The South China Morning Post has a fascinating story about the flight of a Chinese-owned airliner that eventually got its 200 passengers safely to the ground, but not before some misadventures.
The screenshot above, used with permission from FlightAware, shows the route the plane had to take before Chinese controllers allowed it to land. Here's a larger view of the trip, the track of which picks up a little while after its departure.
• The plane, an Airbus flown by China Eastern, started out in Asahikawa on the northern Japanese island of Hokkaido;
• It was headed for Beijing's Capital Airport, shown as ZBAA/PEK on the screen above. But it couldn't land there because the visibility was too low. Planes abort landings because of low ceilings or limited visibility all the time; knowing how and when to execute a "missed approach" safely is part of normal IFR (instrument-flight rules) skills. There are circumstances where some airliners can land with no visibility, but let's ignore them for now. Usually the problem is fog, clouds, and so on. In this case, it was because the pilots couldn't see through Beijing's polluted air. According to the SCMP, some 60 flights were diverted from Beijing that day because the air was opaque.
• If a plane, especially an airliner, can't land at one airport, it just goes somewhere else. This too happens all the time, as weary frequent flyers know. But the controllers at the nearby Jinan and Qingdao airports in Shandong province said, "Unt-uh." You are not cleared to land. This is very much not the way the aviation world usually works. Remember, too, that this wasn't some threatening alien craft but an international flight by one of China's mainstay airlines.
• Unable to land in Beijing, and not approved to land anywhere else, the plane just circled around in holding patterns, as you see above.
• Eventually and inevitably, it ran low on gas.
• At this point the pilots reported to the controllers that they were in emergency circumstances and needed to land now. The controllers in Qingdao finally said, OK, now that it's an emergency, you can land. According to the SCMP account, the plane had so little fuel left over when it touched down that the final approach to Qingdao was all-or-nothing. There wouldn't have been enough fuel for another "go around."
Here is how the flight looks on a normal day:
This story has everything: Signs of China's growth, prosperity, and strength—planes full of tourists to Hokkaido, shiny new airline fleets. On the other hand, the inescapable consequences of pollution. And, perhaps most important, the distance still to go in developing the complex, resilient, trust-rather-than-command-based networks that are necessary to operate the highest-value modern organizations in the right way.

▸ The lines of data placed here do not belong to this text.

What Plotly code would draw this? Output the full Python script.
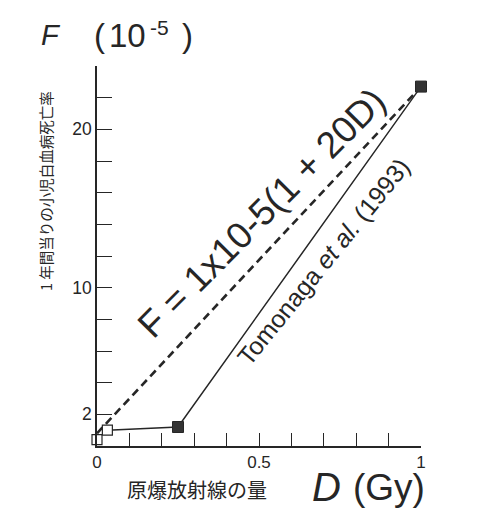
import plotly.graph_objects as go

# ---- data ----
dose_open = [0.0, 0.032]          # open squares
rate_open = [0.4, 1.0]
dose_filled = [0.25, 1.0]         # filled squares
rate_filled = [1.2, 22.7]
dose_solid = [0.032, 0.25, 1.0]   # Tomonaga et al. (1993) line
rate_solid = [1.0, 1.2, 22.7]
dose_dashed = [0.0, 1.0]          # F = 1x10-5(1 + 20D)
rate_dashed = [0.8, 22.7]

x_tickvals = [0.0, 0.1, 0.2, 0.3, 0.4, 0.5, 0.6, 0.7, 0.8, 0.9, 1.0]
x_ticktext = ["0", "", "", "", "", "0.5", "", "", "", "", "1"]
y_tickvals = [2, 4, 6, 8, 10, 12, 14, 16, 18, 20, 22, 24]
y_ticktext = ["2", "", "", "", "10", "", "", "", "", "20", "", ""]

INK = "#262626"
FONT = "Liberation Sans, Arial, Helvetica, sans-serif"
JP = "Noto Sans CJK JP, sans-serif"

OFF = 8                      # page body margin of the html page
WIN_W, WIN_H = 500, 514
W, H = WIN_W - OFF, WIN_H - OFF
# plot area in window pixels
X0, X1, Y0, Y1 = 97, 421, 66, 446
L, T = X0 - OFF, Y0 - OFF
PW, PH = X1 - X0, Y1 - Y0
R, B = W - L - PW, H - T - PH


def px(x):
    return (x - X0) / PW


def py(y):
    return (Y1 - y) / PH


fig = go.Figure()
fig.add_trace(go.Scatter(x=dose_dashed, y=rate_dashed, mode="lines",
                         line=dict(color=INK, width=2.6, dash="8px,5px"),
                         cliponaxis=False, hoverinfo="skip"))
fig.add_trace(go.Scatter(x=dose_solid, y=rate_solid, mode="lines",
                         line=dict(color=INK, width=1.5),
                         cliponaxis=False, hoverinfo="skip"))
fig.add_trace(go.Scatter(x=dose_open, y=rate_open, mode="markers",
                         marker=dict(symbol="square", size=10, color="white",
                                     line=dict(color=INK, width=1.2)),
                         cliponaxis=False))
fig.add_trace(go.Scatter(x=dose_filled, y=rate_filled, mode="markers",
                         marker=dict(symbol="square", size=11, color="#333333",
                                     line=dict(color=INK, width=1)),
                         cliponaxis=False))

annotations = [
    # y-axis unit label "F (10-5)"
    dict(text="<i>F</i>", x=px(39), y=py(35), xanchor="left", yanchor="middle",
         font=dict(size=29, family=FONT, color=INK)),
    dict(text="(", x=px(92), y=py(35), xanchor="left", yanchor="middle",
         font=dict(size=33, family=FONT, color=INK)),
    dict(text="10", x=px(107), y=py(35), xanchor="left", yanchor="middle",
         font=dict(size=33, family=FONT, color=INK)),
    dict(text="-5", x=px(148), y=py(27), xanchor="left", yanchor="middle",
         font=dict(size=21, family=FONT, color=INK)),
    dict(text=")", x=px(180), y=py(35), xanchor="left", yanchor="middle",
         font=dict(size=33, family=FONT, color=INK)),
    # x-axis unit label "D (Gy)"
    dict(text="<i>D</i>", x=px(310), y=py(487), xanchor="left", yanchor="middle",
         font=dict(size=40, family=FONT, color=INK)),
    dict(text="(Gy)", x=px(351), y=py(487), xanchor="left", yanchor="middle",
         font=dict(size=37, family=FONT, color=INK)),
    dict(text="原爆放射線の量", x=px(197), y=py(490), xanchor="center", yanchor="middle",
         font=dict(size=20, family=JP, color=INK)),
    dict(text="1 年間当りの小児白血病死亡率", x=px(45), y=py(191), xanchor="center",
         yanchor="middle", textangle=-90,
         font=dict(size=14.5, family=JP, color=INK)),
    dict(text="F = 1x10-5(1 + 20D)", x=px(261), y=py(213), xanchor="center",
         yanchor="middle", textangle=-45.2,
         font=dict(size=37, family=FONT, color=INK)),
    dict(text="Tomonaga <i>et al.</i> (1993)", x=px(323), y=py(262), xanchor="center",
         yanchor="middle", textangle=-51,
         font=dict(size=25, family=FONT, color=INK)),
]
for a in annotations:
    a.update(xref="paper", yref="paper", showarrow=False)

fig.update_layout(
    width=W, height=H,
    margin=dict(l=L, r=R, t=T, b=B, pad=0),
    paper_bgcolor="white", plot_bgcolor="white",
    showlegend=False,
    annotations=annotations,
    xaxis=dict(range=[0, 1], tickvals=x_tickvals, ticktext=x_ticktext,
               ticks="inside", ticklen=13, tickwidth=1.4, tickcolor=INK,
               showline=True, linecolor=INK, linewidth=1.5,
               showgrid=False, zeroline=False, automargin=False,
               tickfont=dict(size=17, family=FONT, color=INK)),
    yaxis=dict(range=[0, 24], tickvals=y_tickvals, ticktext=y_ticktext,
               ticks="inside", ticklen=15, tickwidth=1.4, tickcolor=INK,
               showline=True, linecolor=INK, linewidth=1.5,
               showgrid=False, zeroline=False, automargin=False,
               tickfont=dict(size=17.5, family=FONT, color=INK)),
)

fig.write_html("out.html")
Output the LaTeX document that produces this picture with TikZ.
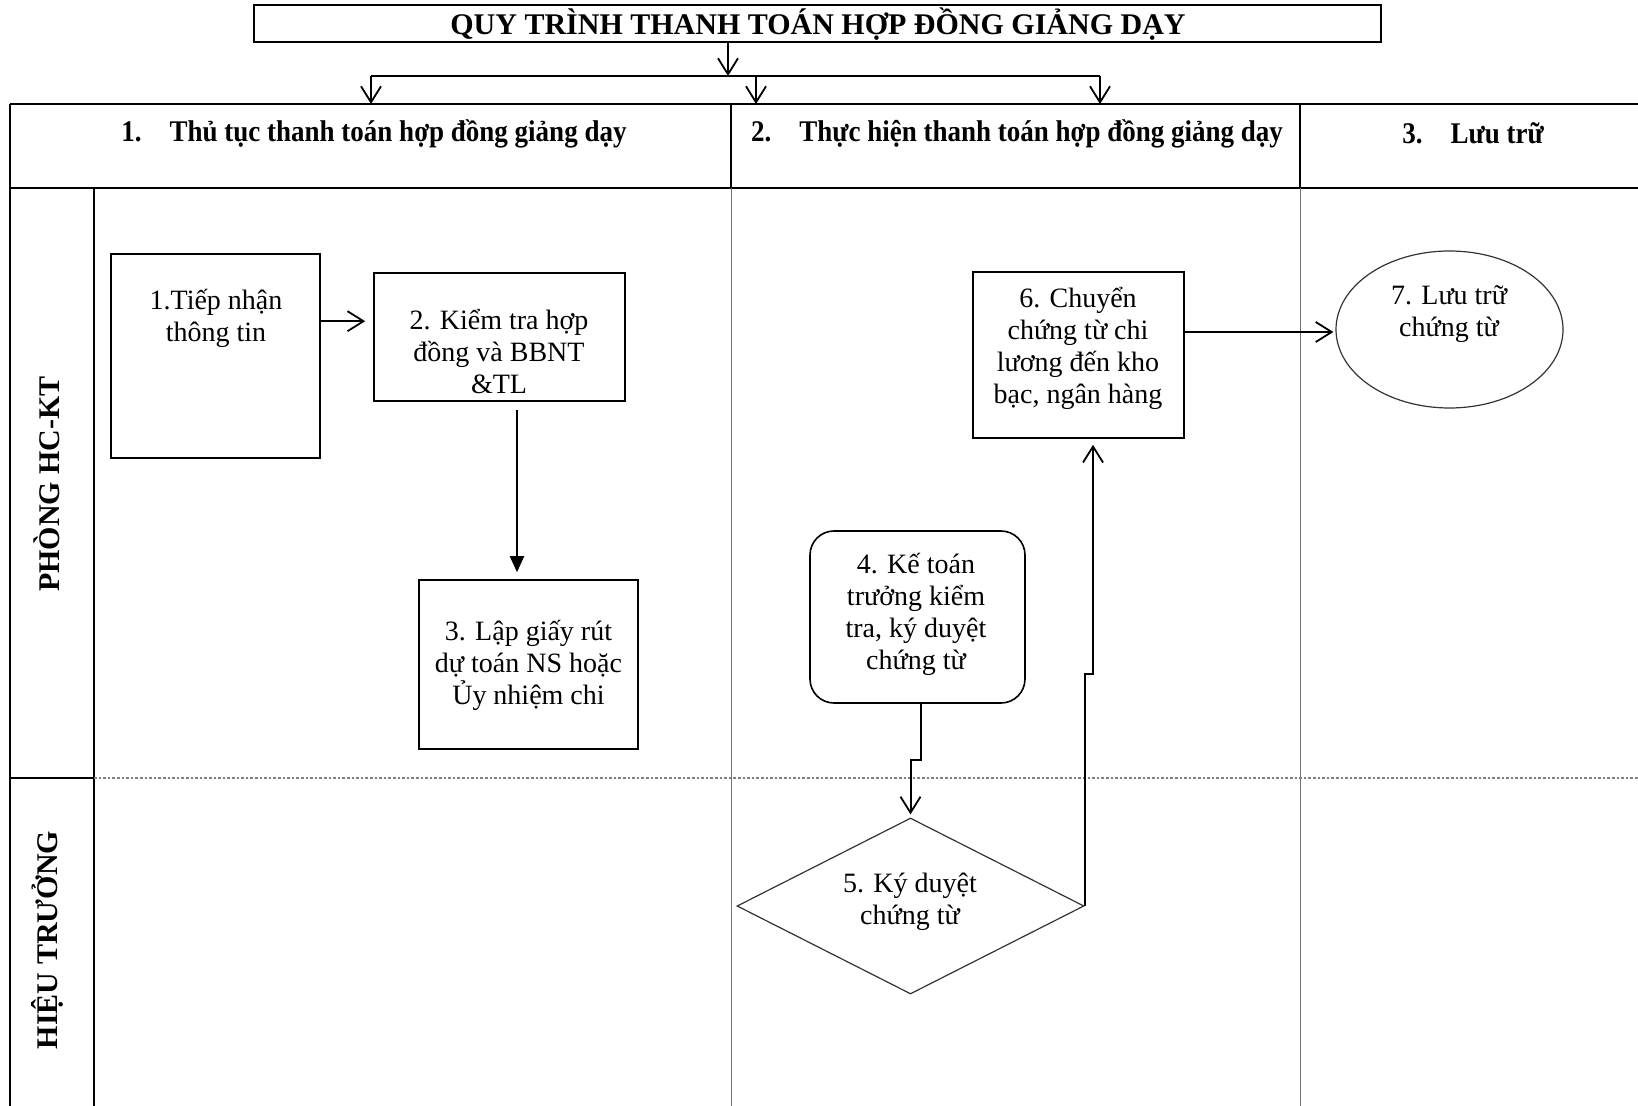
\documentclass[tikz,border=0pt]{standalone}
\usepackage{fontspec}
\setmainfont{Liberation Serif}
\newfontfamily\hdrfont{Liberation Serif}[FakeStretch=0.9]
\usetikzlibrary{shapes.geometric, arrows.meta, calc}

\begin{document}
\begin{tikzpicture}[x=0.5pt,y=-0.5pt,
  proc/.style={draw=black, line width=0.8pt, rectangle, inner sep=0pt},
  rproc/.style={draw=black, line width=0.8pt, rectangle, rounded corners=12pt, inner sep=0pt},
  dec/.style={draw=black!80, line width=0.6pt, diamond, inner sep=0pt},
  store/.style={draw=black!80, line width=0.6pt, ellipse, inner sep=0pt},
  lbl/.style={font=\fontsize{14pt}{16pt}\selectfont, align=center, inner sep=0pt},
  conn/.style={line width=1pt, -{Straight Barb[length=8pt,width=10pt,line width=0.9pt]}},
  fconn/.style={line width=1pt, -{Triangle[length=8pt,width=7pt]}},
  hdr/.style={font=\hdrfont\bfseries\fontsize{15pt}{18pt}\selectfont, inner sep=0pt},
  ttl/.style={font=\bfseries\fontsize{15pt}{18pt}\selectfont, inner sep=0pt},
  lane/.style={font=\bfseries\fontsize{15pt}{18pt}\selectfont, rotate=90, inner sep=0pt},
  tline/.style={line width=1.3pt},
  gline/.style={line width=0.5pt, draw=black!55},
  laneline/.style={line width=1.3pt, draw=black!50, densely dotted}
]
\useasboundingbox (0,0) rectangle (1638,1106);

% title
\node[draw=black, line width=0.8pt, minimum width=563.5pt, minimum height=18.5pt, inner sep=0pt] (tt) at (817.5,23.5) {};
\node[ttl] (ttt) at (818,24) {QUY TRÌNH THANH TOÁN HỢP ĐỒNG GIẢNG DẠY};

% bracket
\coordinate (tarr) at (728,42);
\coordinate (brL) at (371,76);
\coordinate (brM) at (756,76);
\coordinate (brR) at (1100,76);
\coordinate (brT) at (728,76);
\coordinate (c1) at (371,104);
\coordinate (c2) at (756,104);
\coordinate (c3) at (1100,104);
\draw[conn] (tarr) -- (brT);
\draw[tline] (brL) -- (brR);
\draw[conn] (brL) -- (c1);
\draw[conn] (brM) -- (c2);
\draw[conn] (brR) -- (c3);

% table
\draw[tline] (10,104) -- (1638,104);
\draw[tline] (10,188) -- (1638,188);
\draw[tline] (10,104) -- (10,1106);
\draw[line width=0.8pt] (94,188) -- (94,1106);
\draw[line width=0.6pt] (731,104) -- (731,188);
\draw[line width=0.6pt] (1300,104) -- (1300,188);
\draw[gline] (731,188) -- (731,1106);
\draw[gline] (1300,188) -- (1300,1106);
\draw[tline] (10,778) -- (94,778);
\draw[laneline] (94,778) -- (1638,778);

% headers
\node[hdr] (h1) at (374,134) {1.\hspace{14pt}Thủ tục thanh toán hợp đồng giảng dạy};
\node[hdr] (h2) at (1017,134) {2.\hspace{14pt}Thực hiện thanh toán hợp đồng giảng dạy};
\node[hdr] (h3) at (1473,133) {3.\hspace{14pt}Lưu trữ};

% lanes
\node[lane] (l1) at (47,484) {PHÒNG HC-KT};
\node[lane] (l2) at (47,940) {HIỆU TRƯỞNG};

% shapes
\node[proc, minimum width=104.5pt, minimum height=102pt] (b1) at (215.5,356) {};
\node[proc, minimum width=125.5pt, minimum height=64pt] (b2) at (499.5,337) {};
\node[proc, minimum width=109.5pt, minimum height=84.5pt] (b3) at (528.5,664.5) {};
\node[rproc, minimum width=107.5pt, minimum height=86pt] (b4) at (917.5,617) {};
\node[dec, minimum width=173.5pt, minimum height=88pt] (b5) at (910.5,906) {};
\node[proc, minimum width=105.5pt, minimum height=83pt] (b6) at (1078.5,355) {};
\node[store, minimum width=113.5pt, minimum height=78.5pt] (b7) at (1449.5,329.5) {};

% texts
\node[lbl] (t1) at (216,318) {1.Tiếp nhận\\thông tin};
\node[lbl] (t2) at (499,351) {2. Kiểm tra hợp\\đồng và BBNT\\\&TL};
\node[lbl] (t3) at (528.5,665) {3. Lập giấy rút\\dự toán NS hoặc\\Ủy nhiệm chi};
\node[lbl] (t4) at (916,614) {4. Kế toán\\trưởng kiểm\\tra, ký duyệt\\chứng từ};
\node[lbl] (t5) at (910,902) {5. Ký duyệt\\chứng từ};
\node[lbl] (t6) at (1078,348) {6. Chuyển\\chứng từ chi\\lương đến kho\\bạc, ngân hàng};
\node[lbl] (t7) at (1449,314) {7. Lưu trữ\\chứng từ};

% connectors
\draw[conn] ($(b1.north east)+(0,68)$) -- ($(b2.west |- b1.north east)+(-8,68)$);
\draw[fconn] ($(b2.south)+(17.5,8)$) -- ($(b3.north -| b2.south)+(17.5,-7)$);
\draw[conn, shorten >=1.5pt] ($(b4.south)+(3.5,0)$) -- ++(0,56) -| (b5.north);
\draw[conn] (b5.east) -- ++(0,-232) -| ($(b6.south)+(14.5,6)$);
\draw[conn] ($(b6.east)+(0,-23)$) -- ($(b7.west |- b6.east)+(-2,-23)$);
\end{tikzpicture}
\end{document}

Universities can't (in my view) operate well in a climate of press censorship; high-tech startups are hindered when there is doubt about contract rights and rule of law; and things like an aviation network don't work well when people are afraid, or unwilling, to adapt and take local initiative rather than waiting for commands. Yes, I do realize how adaptable and de-centralized most of China usually is. But the reason that high-end modern industries like aerospace, bio-tech, and info-tech are such important bellwethers for China's development is that their success depends on a combination of clearly understood standards and delegated authority and decision-making. These modern systems can't work if everyone is waiting for explicit instructions from headquarters or mainly worry that they'll be punished for exercising on-scene judgment.
There is a larger point to make here, about why these top-end, "soft infrastructure" developments will be harder for China (though still perhaps possible) than the hard-production miracles of the past generation. In fact there's a whole book on the topic! I will be interested to hear from my friends in the Chinese aviation world and who will be blamed for what after this event.